Le second niveau est une la
charnière entre le premier et le troisième
niveau ; en fait, saisir la logique de la
démonstration revient à insérer
l'énoncé dans un réseau cohérent
d'intuitions qui peut assurer son évidence, sa
nécessité et sa complète
acceptabilité. Il atteindra au statut de "conviction"
("cognitive belief", Fischbein, 1982, p. 11). Finalement, il
permet au théorème, dans son unité,
à la fois énoncé et
démonstration, de se constituer en une nouvelle
intuition et de devenir un instrument intellectuel
productif.
" ... The logical form of necessity which
characterises the strictly deductive concatenation of a
mathematical proof can be joined by an internal
structural form of necessity which is characteristic of
an intuitive acceptance." (Fischbein 1982, p. 15)

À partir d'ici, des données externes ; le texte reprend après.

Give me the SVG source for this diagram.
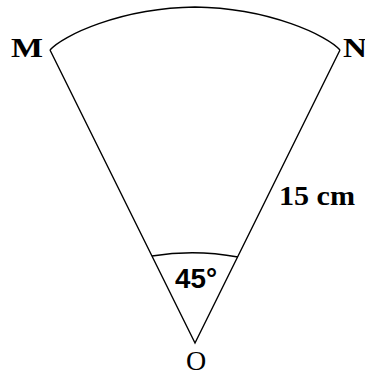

Il est intéressant de remarquer que la description
d'un processus analogue peut être trouvée chez
Descartes :
Hoc enim fit interdum per tam
longum consequentiarum contextum, ut, cum ad illas
devenimus, non facile recodermur totius itineris, quod
nos eo usque perduxit; ideoque memoriae infirmitati
continuo quodam cogitationis motu succurrendum esse
dicimus. [...] Quamobrem illas continuo quodam
imaginationis motu singula intuentis simul et ad alia
transeuntis aliquoties percurram, donec a prima ad
ultimam tam celeriter transire didicerim, ut fere nullas
memoriae partes relinquendo; rem totam simul videar
intueri. (Descartes, Regula VII)
[TRAD.]
Implication didactique
Le sens de la démonstration peut s'opposer
définitivement au comportement commun qui cherche
à fonder l'acceptabilité d'un
énoncé sur la vérification factuelle.
La pratique de l'enseignement semble négliger ou au
moins sous-estimer les difficultés liées
à cet écart entre attitude pratique et
attitude théorique -- ce qui explique la plupart des
échecs de l'enseignement traditionnel.
Traditionnellement, à l'école, les
élèves apprennent des théorèmes
que d'autres produisent et seulement très tard dans
leur vie scolaire, imitant les produits qu'ils ont appris,
pourront-ils avoir l'occasion de rencontrer le
problème de produire un théorème. Mais
confinés dans répétition scolaire des
démonstration que d'autres ont produites, et le
faisant le plus souvent pour des énoncés
évidents qui n'appellent aucune justification, il
leur apparaît inutile de s'engager dans un
construction complexe qui articulerait intuition et attitude
théorique.
Ainsi, les élèves peuvent ne pas entrer
dans un rapport correct aux théorèmes. Il peut
arriver qu'ils suivent le sens commun et réclament
des exemples supplémentaires pour corroborer leur
confiance, jusqu'à accepter la possibilité
d'exceptions. Les résultats rapportés par
Fischbein (1982) l'ont confirmé plus d'une fois.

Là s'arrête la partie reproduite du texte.